╭──

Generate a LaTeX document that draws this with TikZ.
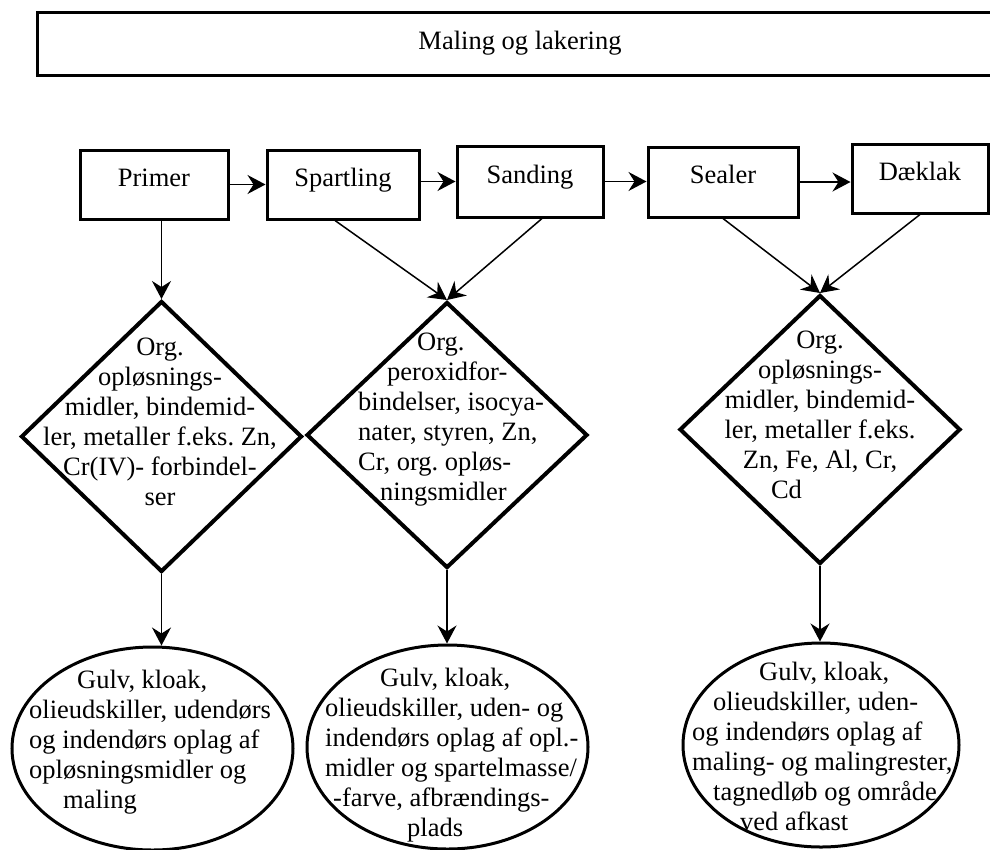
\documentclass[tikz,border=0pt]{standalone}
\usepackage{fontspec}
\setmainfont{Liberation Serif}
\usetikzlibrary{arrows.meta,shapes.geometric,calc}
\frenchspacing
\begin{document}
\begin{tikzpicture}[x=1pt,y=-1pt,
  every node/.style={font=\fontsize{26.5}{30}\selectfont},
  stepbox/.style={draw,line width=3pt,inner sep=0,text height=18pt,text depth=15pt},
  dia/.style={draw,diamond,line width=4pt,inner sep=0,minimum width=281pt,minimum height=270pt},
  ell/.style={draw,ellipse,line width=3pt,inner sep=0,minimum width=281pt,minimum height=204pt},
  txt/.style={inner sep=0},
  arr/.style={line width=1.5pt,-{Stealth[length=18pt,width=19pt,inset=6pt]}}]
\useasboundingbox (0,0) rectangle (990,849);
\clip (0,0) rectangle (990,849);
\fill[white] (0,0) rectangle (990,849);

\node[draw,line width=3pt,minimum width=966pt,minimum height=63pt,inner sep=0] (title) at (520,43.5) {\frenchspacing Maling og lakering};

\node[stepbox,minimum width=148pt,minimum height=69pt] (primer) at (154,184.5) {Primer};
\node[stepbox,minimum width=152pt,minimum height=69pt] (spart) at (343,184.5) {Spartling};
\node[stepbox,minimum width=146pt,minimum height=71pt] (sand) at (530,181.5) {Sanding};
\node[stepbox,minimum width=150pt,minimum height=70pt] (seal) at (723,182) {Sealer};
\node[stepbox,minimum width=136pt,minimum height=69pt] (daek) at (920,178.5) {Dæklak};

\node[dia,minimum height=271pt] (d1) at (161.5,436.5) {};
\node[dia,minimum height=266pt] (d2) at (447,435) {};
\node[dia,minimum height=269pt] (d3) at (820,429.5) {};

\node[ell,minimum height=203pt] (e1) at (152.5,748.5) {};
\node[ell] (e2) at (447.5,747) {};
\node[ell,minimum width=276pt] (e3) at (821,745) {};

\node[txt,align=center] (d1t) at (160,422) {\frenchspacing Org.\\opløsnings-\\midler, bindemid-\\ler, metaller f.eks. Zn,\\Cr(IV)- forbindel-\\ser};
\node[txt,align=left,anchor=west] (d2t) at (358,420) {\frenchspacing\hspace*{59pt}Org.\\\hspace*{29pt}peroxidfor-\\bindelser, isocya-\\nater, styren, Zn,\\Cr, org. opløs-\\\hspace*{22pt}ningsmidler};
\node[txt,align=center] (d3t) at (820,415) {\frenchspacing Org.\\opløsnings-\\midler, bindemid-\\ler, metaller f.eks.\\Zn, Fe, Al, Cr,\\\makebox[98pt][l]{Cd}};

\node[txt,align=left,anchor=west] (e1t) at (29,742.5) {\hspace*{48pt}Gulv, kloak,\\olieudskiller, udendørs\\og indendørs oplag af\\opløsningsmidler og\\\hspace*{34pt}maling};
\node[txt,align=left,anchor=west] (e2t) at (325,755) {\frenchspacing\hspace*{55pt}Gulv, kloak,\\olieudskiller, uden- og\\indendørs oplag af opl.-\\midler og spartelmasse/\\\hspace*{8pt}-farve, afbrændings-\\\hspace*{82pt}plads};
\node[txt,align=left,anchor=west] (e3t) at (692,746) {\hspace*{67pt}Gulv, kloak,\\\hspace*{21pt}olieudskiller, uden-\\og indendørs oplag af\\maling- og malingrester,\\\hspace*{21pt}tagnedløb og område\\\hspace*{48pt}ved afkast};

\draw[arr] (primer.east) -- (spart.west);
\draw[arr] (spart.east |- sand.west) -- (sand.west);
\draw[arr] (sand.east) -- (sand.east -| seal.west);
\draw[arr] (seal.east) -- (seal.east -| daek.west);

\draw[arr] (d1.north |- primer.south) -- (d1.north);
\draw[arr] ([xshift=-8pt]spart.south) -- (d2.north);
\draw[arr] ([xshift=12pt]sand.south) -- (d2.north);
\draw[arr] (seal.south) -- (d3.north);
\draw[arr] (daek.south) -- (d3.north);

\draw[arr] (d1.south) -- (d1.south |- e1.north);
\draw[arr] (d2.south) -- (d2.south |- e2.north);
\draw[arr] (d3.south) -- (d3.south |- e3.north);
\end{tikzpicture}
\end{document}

╰──

**YOUR OBJECTIVE:**
Repeat the listing in full and exactly. Do not include any images.

**FINISHED TASK:**
Generate a LaTeX document that draws this with TikZ.
\documentclass[tikz,border=0pt]{standalone}
\usepackage{fontspec}
\setmainfont{Liberation Serif}
\usetikzlibrary{arrows.meta,shapes.geometric,calc}
\frenchspacing
\begin{document}
\begin{tikzpicture}[x=1pt,y=-1pt,
  every node/.style={font=\fontsize{26.5}{30}\selectfont},
  stepbox/.style={draw,line width=3pt,inner sep=0,text height=18pt,text depth=15pt},
  dia/.style={draw,diamond,line width=4pt,inner sep=0,minimum width=281pt,minimum height=270pt},
  ell/.style={draw,ellipse,line width=3pt,inner sep=0,minimum width=281pt,minimum height=204pt},
  txt/.style={inner sep=0},
  arr/.style={line width=1.5pt,-{Stealth[length=18pt,width=19pt,inset=6pt]}}]
\useasboundingbox (0,0) rectangle (990,849);
\clip (0,0) rectangle (990,849);
\fill[white] (0,0) rectangle (990,849);

\node[draw,line width=3pt,minimum width=966pt,minimum height=63pt,inner sep=0] (title) at (520,43.5) {\frenchspacing Maling og lakering};

\node[stepbox,minimum width=148pt,minimum height=69pt] (primer) at (154,184.5) {Primer};
\node[stepbox,minimum width=152pt,minimum height=69pt] (spart) at (343,184.5) {Spartling};
\node[stepbox,minimum width=146pt,minimum height=71pt] (sand) at (530,181.5) {Sanding};
\node[stepbox,minimum width=150pt,minimum height=70pt] (seal) at (723,182) {Sealer};
\node[stepbox,minimum width=136pt,minimum height=69pt] (daek) at (920,178.5) {Dæklak};

\node[dia,minimum height=271pt] (d1) at (161.5,436.5) {};
\node[dia,minimum height=266pt] (d2) at (447,435) {};
\node[dia,minimum height=269pt] (d3) at (820,429.5) {};

\node[ell,minimum height=203pt] (e1) at (152.5,748.5) {};
\node[ell] (e2) at (447.5,747) {};
\node[ell,minimum width=276pt] (e3) at (821,745) {};

\node[txt,align=center] (d1t) at (160,422) {\frenchspacing Org.\\opløsnings-\\midler, bindemid-\\ler, metaller f.eks. Zn,\\Cr(IV)- forbindel-\\ser};
\node[txt,align=left,anchor=west] (d2t) at (358,420) {\frenchspacing\hspace*{59pt}Org.\\\hspace*{29pt}peroxidfor-\\bindelser, isocya-\\nater, styren, Zn,\\Cr, org. opløs-\\\hspace*{22pt}ningsmidler};
\node[txt,align=center] (d3t) at (820,415) {\frenchspacing Org.\\opløsnings-\\midler, bindemid-\\ler, metaller f.eks.\\Zn, Fe, Al, Cr,\\\makebox[98pt][l]{Cd}};

\node[txt,align=left,anchor=west] (e1t) at (29,742.5) {\hspace*{48pt}Gulv, kloak,\\olieudskiller, udendørs\\og indendørs oplag af\\opløsningsmidler og\\\hspace*{34pt}maling};
\node[txt,align=left,anchor=west] (e2t) at (325,755) {\frenchspacing\hspace*{55pt}Gulv, kloak,\\olieudskiller, uden- og\\indendørs oplag af opl.-\\midler og spartelmasse/\\\hspace*{8pt}-farve, afbrændings-\\\hspace*{82pt}plads};
\node[txt,align=left,anchor=west] (e3t) at (692,746) {\hspace*{67pt}Gulv, kloak,\\\hspace*{21pt}olieudskiller, uden-\\og indendørs oplag af\\maling- og malingrester,\\\hspace*{21pt}tagnedløb og område\\\hspace*{48pt}ved afkast};

\draw[arr] (primer.east) -- (spart.west);
\draw[arr] (spart.east |- sand.west) -- (sand.west);
\draw[arr] (sand.east) -- (sand.east -| seal.west);
\draw[arr] (seal.east) -- (seal.east -| daek.west);

\draw[arr] (d1.north |- primer.south) -- (d1.north);
\draw[arr] ([xshift=-8pt]spart.south) -- (d2.north);
\draw[arr] ([xshift=12pt]sand.south) -- (d2.north);
\draw[arr] (seal.south) -- (d3.north);
\draw[arr] (daek.south) -- (d3.north);

\draw[arr] (d1.south) -- (d1.south |- e1.north);
\draw[arr] (d2.south) -- (d2.south |- e2.north);
\draw[arr] (d3.south) -- (d3.south |- e3.north);
\end{tikzpicture}
\end{document}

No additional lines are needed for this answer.